The Umbrellas of Cherbourg -My Kind of Anti-War Movie

There is something self-defeatist about movies that purport to be anti-war spending 90 minutes bathing in blood and comradeship. Violence is its own advertisement. Showing more of it in order to lessen it is akin to invading a country in the name of peace.

Furthermore, like a closet-gay spending an inordinate amount of time ranting against homosexuality, the very people who get their knickers in a twist over onscreen orgiastic blood-letting are often the ones most titillated by it. How else can Gibson’s Passion of the Christ be explained? Extreme violence turned up to a sadistic-11 in the name of all that is holy and righteous.

The truth is Violence and Aggression and Anger and Death are cool. Singing and Romance are not. I say that with a contemptuous sneer, not as a justification for what is considered cool.

Singing & Romance (together) are allowable nowadays only if accompanied by a nod & a wink that advertise how you recognise the inherent uncoolness of it all, but that you are so cool you just don’t care, which makes it acceptable and perversely cool.

But before ironic cool uncoolness there was unapologetic joy and love and beauty and raw emotion without the baggage of the pre-packed Happy Meal mode in which to consume it.

You can fight and complain about what is considered cool -and make a good case as to why it should not be so considered, but the more you do the cooler it gets and the further into Crater of Uncool you dig.

Enter The Umbrellas of Cherbourg.

To chase Cool is most uncool (think parents dancing at a wedding). Best ignore all that is considered cool in the same way this movie ignores the blood & gore it could easily have inserted in the 2nd Act. Nowadays the opportunity to add a bit of the old ultra-violence would not be ignored -at least not by anyone wanting to chase the cool.

No doubt if you’ve searched for discussions on this movie you already know what the story is about so I won’t bore you with my version of it. Also I can’t do justice to the music and singing here (all dialogue is sung, like an opera I suppose) so I’ll just concentrate on the look of the film.

The use of colour throughout is nothing short of stunning.

In almost all scenes there is a dominant colour (or two)…

…then towards the end of that scene another contrasting colour is introduced…

…which then becomes integral to the following scene…

Look at how the pink of the two central characters contrasts with the soft blue dullness of the background.

…which leads us into this scene, dominated by a pink background (camera zooms in from here on the couple, further emphasising the pink wall).
(They go to the opera for all of 5 seconds I believe as a kind of contrast/ comparison to what we ourselves are looking at. Earlier another character tells us -twice- that he doesn’t like opera, but much prefers movies. The opera they see is Carmen, about a young soldier who chooses to lose everything to run off with Carmen, whom he later kills after she leaves him for another man.
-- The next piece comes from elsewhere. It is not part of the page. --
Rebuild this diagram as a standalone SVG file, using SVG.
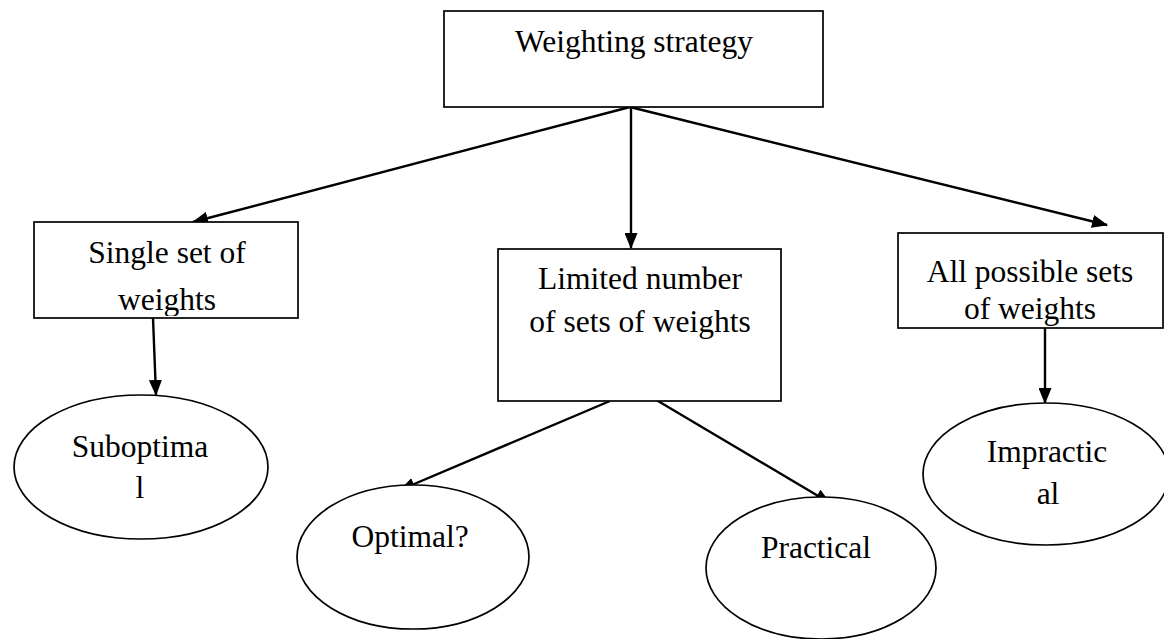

Will ‘Umbrellas’ turn out the same way?

…answer, no. Umbrellas is not so violent as I’ve said.)

Let us take one more example of the colour-continuity (honestly it’s used all the time so this is a completely random sample, though I’m only using shots here from the first act of the movie to avoid spoilers)…

Genevieve’s mother returns home in a green coat. Her daughter is wearing pink with a light grey skirt. The wall colour is pink and green, with a light grey skirting underneath.

Next, mother removes her green coat to reveal her red dress…

…and walks into the kitchen where some carefully arranged tomatoes are added gently to the mix…

…before she proceeds into the ‘red’ room…

…talking/ singing all the while to her daughter.

One more briefly…

While she stands, blonde Genevieve (who says nothing throughout this scene but is clearly at the centre of it all) is wearing white, matching the chandeliers and the white doorframe…

…but as they leave, the movement of Genevieve’s leg inevitably reveals the light-blue dress underneath the white coat, which is suggestive of the light-blue curtains behind her.

These tiny unremarked-upon touches add so much to the mood and tone of this amazing film.

Soon her boyfriend, Guy, must go into the army to do his national service for two years. Can their love survive the separation?

I’ll leave you with this series of stills showing something of the emotion involved (of course there’s a lot more when accompanied by the music/ singing -but even a clip wouldn’t show how this musical theme has been playing throughout the movie so far whenever the young couple is onscreen. Now it is ready to tear them -and us- apart…

…If you don’t think you can handle that amount of uncool unbridled passion and art, then maybe this film isn’t for you.

One last thing… There is something poignant and moving in stories/ films that end in heavy snowfall. Somehow the fall of snow is like a declaration of finality. Everything is covered. That is the end.